At the beginning of the 21st century, citizens of western, democratic societies take the rights of women for granted.
While women around the globe enjoy the same rights as the male citizens of their societies, the UN, international organizations and local human rights NGO’s are constantly pressuring the regimes in Arab states to improve the state of human rights, and women’s rights in particular.
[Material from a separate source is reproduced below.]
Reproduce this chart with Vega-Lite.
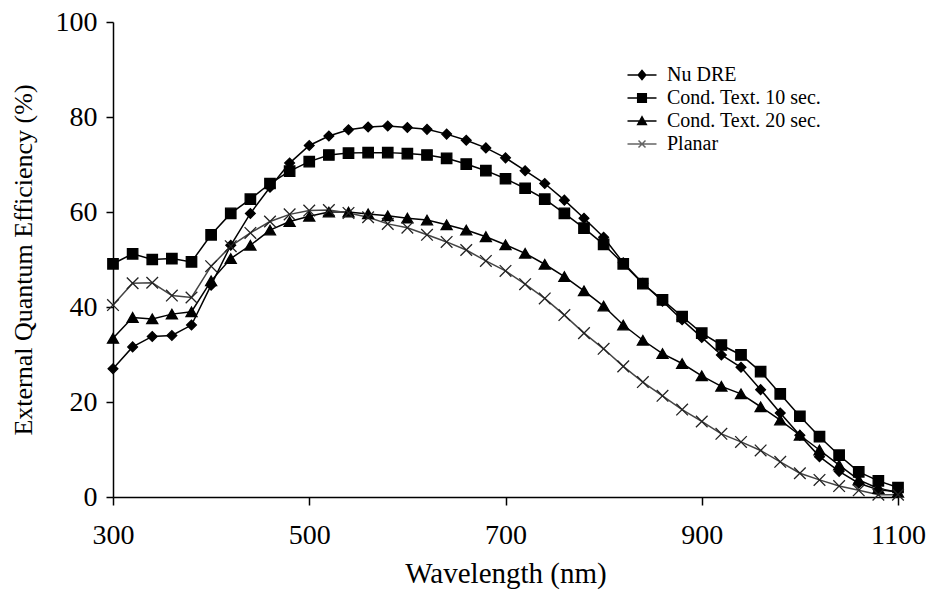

According to UN data, women make up only 3.4% of the Arab parliaments, 13% in neighboring Israel and 11.4% in the rest of the world.
Iranian Maryam Namazie, the chairman of the International Federation of Iranian Refuges and Immigrants Council (IFIRIC), recently addressed this problem. “Burqua-clad and veiled women and girls, beheadings, stoning to death, floggings, child sexual abuse in the name of marriage and sexual apartheid are only the most brutal and visible aspects of women’s rightlessness and third class citizen status in the Middle East.” (Islam, Secularism and Women in the Middle East Conference, Middle East Centre for Women’s Studies and Medusa, London, March 18, 2002)
Participation in Government
The lack of female participation is noticeable throughout Arab/Islamic states in the Middle East and Northern Africa. The difference is most marked when contrasted with Israel – the only democracy in the Middle East - that also has a sizeable Arab minority with democratic rights. In the last few years Israel has seen record numbers of women move into decision-making positions. Sixteen out of 120 members of the Knesset are women, including three ministers and two deputy ministers. Three women now serve as justices on the Supreme Court and 36 are district court judges. The State Attorney is also a woman. Golda Meir was Israel’s fourth prime minister – and only the second female prime minister in the world. (The Advancement of the Status of Women, R. Werczberger, Research and Information Center, The Knesset, Israel, 2001)
Unfortunately, in the Arab world, women are still struggling to be acknowledged.
- Saudi Arabian Parliament Chairman Sheik Muhammed bin Ibrahim bin Jbeir has stated: “Appointing women as parliament members is out of the question. Nobody even thinks about it because the issues Parliament deals with are public matters under the responsibility of men.” (Al-Hayat, London, October 25, 1999)
- And in the Jordanian Times, Senator Sheik Abd Al-Baki Gamo, was quoted saying: “Whether we like it or not, women in Islam are not equal to men in several aspects.” (The Jordanian Times, November 30, 1999)
The Shari’a and the rights of Arab women
In most Arab countries, the Shari’a, or Islamic law, defines the rules of traditional social behaviour. Under this law, women are considered inferior to men, and are therefore discriminated against with regard to personal rights and freedoms. The Shari’a contains the rules by which a Muslim society is organized and governed. Muslims agree that the Qur'an is the basis of the Shari’a and that its specific provisions are to be observed.